Now let me briefly scan two resources about
which we worry, farmland and forests. Is farmland finite in any useful sense?
For centuries, farmers expanded cropland faster than population grew, and thus
cropland per person rose. When we needed more food, we ploughed more land, and
fears about running out of arable land grew. But fifty years ago, farmers
stopped plowing up more nature per capita. Meanwhile, growth in calories in the
world's food supply has continued to outpace population, especially in poor
countries. Per hectare, farmers lifted world grain yields about 2 percent
annually since 1960. Two percent sounds small but compounds to large effects:
it doubles in 35 years and quadruples in 70.
Vast frontiers for even more agricultural
improvement remain open. On the same area, the average world farmer grows only
about 20% of the corn or beans of the top Iowa farmer, and the average Iowa
farmer lags more than 30 years behind the yields of his most productive
neighbor. Top producers now grow more than 20 tons of corn per hectare compared
with a world average for all crops of about 2. From one hectare, an American
farmer in 1900 could provide calories or protein for a year for 3 people. In
1999 the top farmers can feed 80 people for a year from the same area. So
farmland again abounds, disappointing sellers who get cheap prices per hectare
almost everywhere.
Forests tell a similar tale. Forests are cut to
clear land for farms and settlements and also for fuel, lumber, and pulp. In
the rich countries, nevertheless, forests have re-grown in recent decades. Since
1950 the volume of wood on American timberland has grown 30%, while European
forests have similarly increased in volume. In the US, the intensity of use of
wood defined as the wood product consumed per dollar of GDP has declined about
2.5% annually since 1900. Today an average American consumes about half the
timber for all uses as a counterpart in 1900.
In the US, likely continuing fall in intensity
of use of forest products should more than counter the effects of growing
population and affluence, leading to an average annual decline in the
amount of timber harvested for products. A conservative annual improvement in
forest growth would compound the benefits of falling demand. Unmanaged forests
now yield yearly an average of 1-2 cubic meters of commercially valuable species
per hectare. Potential in secondary temperate forests ranges between 5 and 10
cubic meters. Many commercial plantation forests now reliably produce more than
20 cubic meters year, and experimental plots have yielded over 60 cubic meters.
Compounded, the rising tree growth and falling wood demand should shrink the
extent of US logging by half in 50 years.

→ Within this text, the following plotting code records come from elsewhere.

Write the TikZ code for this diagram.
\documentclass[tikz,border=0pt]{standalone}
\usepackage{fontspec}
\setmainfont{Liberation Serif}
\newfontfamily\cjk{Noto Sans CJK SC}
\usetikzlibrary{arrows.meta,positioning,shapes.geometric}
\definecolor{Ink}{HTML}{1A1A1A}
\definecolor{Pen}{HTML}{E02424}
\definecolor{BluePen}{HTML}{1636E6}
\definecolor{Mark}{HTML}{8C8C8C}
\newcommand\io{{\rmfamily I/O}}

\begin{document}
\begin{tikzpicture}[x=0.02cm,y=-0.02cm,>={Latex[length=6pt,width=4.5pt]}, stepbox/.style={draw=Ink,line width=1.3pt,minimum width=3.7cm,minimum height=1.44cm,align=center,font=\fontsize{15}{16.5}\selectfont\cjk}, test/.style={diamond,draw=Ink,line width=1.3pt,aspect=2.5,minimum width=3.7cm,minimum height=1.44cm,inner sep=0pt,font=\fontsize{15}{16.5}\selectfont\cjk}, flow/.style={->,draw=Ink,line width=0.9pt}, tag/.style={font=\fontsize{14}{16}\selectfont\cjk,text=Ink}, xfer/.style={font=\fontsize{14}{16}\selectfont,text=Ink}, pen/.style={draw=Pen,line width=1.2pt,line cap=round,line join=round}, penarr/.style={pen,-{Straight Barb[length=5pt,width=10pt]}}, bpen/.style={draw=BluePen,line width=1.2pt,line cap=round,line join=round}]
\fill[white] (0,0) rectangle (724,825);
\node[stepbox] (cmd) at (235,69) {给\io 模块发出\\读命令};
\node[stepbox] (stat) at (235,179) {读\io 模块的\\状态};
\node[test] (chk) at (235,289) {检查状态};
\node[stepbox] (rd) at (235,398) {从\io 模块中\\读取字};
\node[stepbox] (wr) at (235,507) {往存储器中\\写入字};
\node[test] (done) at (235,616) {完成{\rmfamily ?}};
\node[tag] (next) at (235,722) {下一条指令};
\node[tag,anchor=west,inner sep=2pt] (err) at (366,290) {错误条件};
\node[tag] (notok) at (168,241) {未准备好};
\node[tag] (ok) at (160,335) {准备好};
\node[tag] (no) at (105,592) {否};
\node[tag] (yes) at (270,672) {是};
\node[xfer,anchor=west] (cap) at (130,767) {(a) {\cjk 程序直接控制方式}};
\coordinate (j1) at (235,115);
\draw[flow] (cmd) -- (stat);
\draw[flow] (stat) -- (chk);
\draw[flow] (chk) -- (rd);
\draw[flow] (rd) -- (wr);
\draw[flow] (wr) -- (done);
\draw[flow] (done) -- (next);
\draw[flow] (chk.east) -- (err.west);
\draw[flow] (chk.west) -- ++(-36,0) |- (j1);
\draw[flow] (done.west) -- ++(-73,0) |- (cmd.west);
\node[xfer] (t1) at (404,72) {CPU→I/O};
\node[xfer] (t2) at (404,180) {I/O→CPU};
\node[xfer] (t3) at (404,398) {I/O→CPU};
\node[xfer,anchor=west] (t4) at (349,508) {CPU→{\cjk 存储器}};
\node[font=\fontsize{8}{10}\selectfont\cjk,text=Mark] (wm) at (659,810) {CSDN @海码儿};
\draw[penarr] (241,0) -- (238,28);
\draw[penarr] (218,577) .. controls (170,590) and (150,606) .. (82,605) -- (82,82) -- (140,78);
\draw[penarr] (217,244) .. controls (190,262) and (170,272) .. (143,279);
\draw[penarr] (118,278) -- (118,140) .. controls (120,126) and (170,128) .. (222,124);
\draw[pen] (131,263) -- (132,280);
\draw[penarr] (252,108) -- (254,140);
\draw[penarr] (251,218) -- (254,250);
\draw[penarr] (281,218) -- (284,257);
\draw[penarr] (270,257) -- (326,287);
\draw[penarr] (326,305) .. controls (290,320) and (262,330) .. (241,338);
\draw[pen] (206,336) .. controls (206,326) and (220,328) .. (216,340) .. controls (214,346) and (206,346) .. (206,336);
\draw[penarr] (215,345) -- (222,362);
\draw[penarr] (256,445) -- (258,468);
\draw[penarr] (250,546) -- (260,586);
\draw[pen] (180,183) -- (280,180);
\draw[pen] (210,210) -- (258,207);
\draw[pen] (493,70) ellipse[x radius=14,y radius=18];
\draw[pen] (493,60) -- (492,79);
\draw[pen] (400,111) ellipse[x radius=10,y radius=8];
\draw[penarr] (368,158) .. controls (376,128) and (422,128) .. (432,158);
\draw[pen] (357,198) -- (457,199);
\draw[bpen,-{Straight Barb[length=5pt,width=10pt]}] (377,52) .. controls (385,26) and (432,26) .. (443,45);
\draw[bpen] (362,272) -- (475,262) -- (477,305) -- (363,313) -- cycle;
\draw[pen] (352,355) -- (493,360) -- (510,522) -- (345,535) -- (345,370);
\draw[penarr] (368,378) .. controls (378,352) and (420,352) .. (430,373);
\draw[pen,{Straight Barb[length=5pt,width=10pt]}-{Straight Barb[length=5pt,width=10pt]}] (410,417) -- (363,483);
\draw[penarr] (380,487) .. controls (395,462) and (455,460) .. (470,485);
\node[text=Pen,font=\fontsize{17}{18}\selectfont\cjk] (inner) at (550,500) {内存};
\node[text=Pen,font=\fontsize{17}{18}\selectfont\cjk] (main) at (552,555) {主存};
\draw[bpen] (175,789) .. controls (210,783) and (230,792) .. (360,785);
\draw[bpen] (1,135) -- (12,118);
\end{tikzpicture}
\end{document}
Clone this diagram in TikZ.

By the middle of the 21st century,
rising productivity of well-managed forests should comfortably allow 20% or less
of today’s forest area of about 3 billion hectares to supply world
commercial wood demand. In fact, 5% of world forests could suffice. Our vision
of Earth’s surface in the year 2050 should be more forest cover, say 200
million hectares more than today, and most of the world’s forests reserved
for Nature.
Knowledge, not more cropland or more timberland,
is what now grows productivity, and science and engineering are the most
powerful forms of knowledge. They demonstrate their effectiveness every moment.
Wisely used, science and technology can liberate the environment, can spare the
Earth. Food and fiber decoupled from acreage as well as carbon–free
hydrogen energy and closed–loop industrial ecosystems can assuage fears
about vanishing species, changing climate, and poisoning metals. And about
finite resources. The greatest threat to future well–being is the
rejection of science. Having come this far, the 6 billion cannot take the road
back. Without science, the elastic band will snap back.
Exploring, inventive humanity exemplifies the
lifting of carrying capacity. Through the invention and diffusion of
technology, humans alter and expand their niche, redefine resources, and violate
population forecasts. In the 1920's, the leading demographer, Raymond Pearl,
estimated the globe could support two billion people, while today about six
billion dwell here. Today, many Earth observers seem stuck in their mental
petri dishes. The resources around us are elastic.